What Is Additional Personal Allowance?

The term additional personal allowance refers to an extra tax deduction set forth by HM Revenue and Customs (HMRC) on income tax returns in the United Kingdom. This deduction applied to single, separated, or widowed individuals who were not eligible to receive the married couple allowance and who financially supported a child under the age of 16. The additional personal allowance was abolished in 2000. 

Key Takeaways

  • The additional personal allowance was an extra deduction allowed by HM Revenue and Customs on income tax returns filed in the United Kingdom.
  • This allowance provided tax relief to those who qualified—single, separated, or widowed taxpayers who didn't use the married couple allowance.
  • Those who qualified were required to be financially supporting a child under 16.
  • The additional personal allowance was eliminated in 2000.
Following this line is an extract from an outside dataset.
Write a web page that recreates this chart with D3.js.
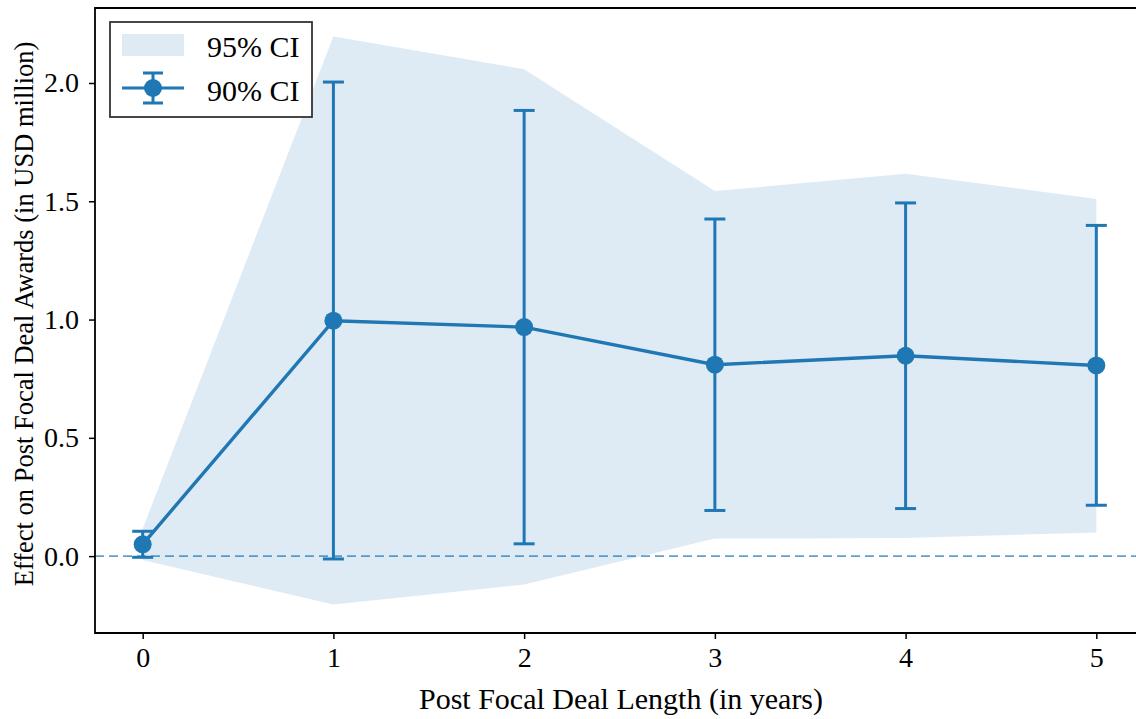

How Additional Personal Allowance Worked

Income taxes are filed with and collected by HM Revenue and Customs in the United Kingdom. This agency is the British equivalent of the Internal Revenue Service (IRS). British taxpayers are charged income tax on different types of income, including wages from employment, self-employed profits, state benefits, pension earnings, rental and trust income, and any benefits earned from an employer. Taxes are exempt on a variety of income sources including:

  • The first £1,000 of self-employment earnings
  • The first £1,000 earned from a rental property
  • Winnings from the National Lottery
  • Certain dividends

A personal allowance reduces an individual's tax liability. Just like the standard deduction in the United States, it is the portion of income that isn't subject to taxation. Anything over the personal allowance—that is, whatever is left over after the personal allowance is deducted—is taxed at the current tax rate.

Certain taxpayers were able to claim an additional personal allowance to reduce their tax bill even further. This allowance was in effect until April 2000. Single individuals, along with those who were separated or widowed were able to use it as long as they didn't claim the allowance for married couples.

Anyone claiming the additional personal allowance was required to be financially supporting a child under 16. Parents could also claim the benefit for children over the age of 16 that were full-time students or who were part of a two-year apprentice program. The allowance also applied to men with an incapacitated wife and a qualifying child under the age of 16 living in the household, provided the wife was incapacitated throughout the year.

According to British tax law, a qualifying child is a child of the claimant or a child that is supported and cared for by the claimant. Only one allowance was paid, regardless of the number of children cared for by the person claiming the additional allowance.

Special Considerations

As noted above, the additional personal allowance was eliminated in April 2000. This means every taxpayer is subject to the same personal allowance, regardless of marital status, gender, and whether or not they have children. The standard personal allowance in the U.K. for the 2020–2021 tax year is £12,500. There is no income tax payable on any income earned under this amount. The amount of income tax paid in each tax year depends on how much earnings are above the personal allowance and how much of a person's income falls within the various tax bands.

The standard personal allowance for the 2020–2021 tax year for British taxpayers is £12,500.

Example of the Additional Personal Allowance

Here's a hypothetical example to show how the additional personal allowance worked. Let's say a widow named Olivia had 12-year old child living her in 1998. Under the British tax system, Olivia was able to claim an allowance beyond the standard personal allowance even though she was no longer married following the passing of her husband two years prior. This additional allowance helped Olivia pay less in income taxes for the year.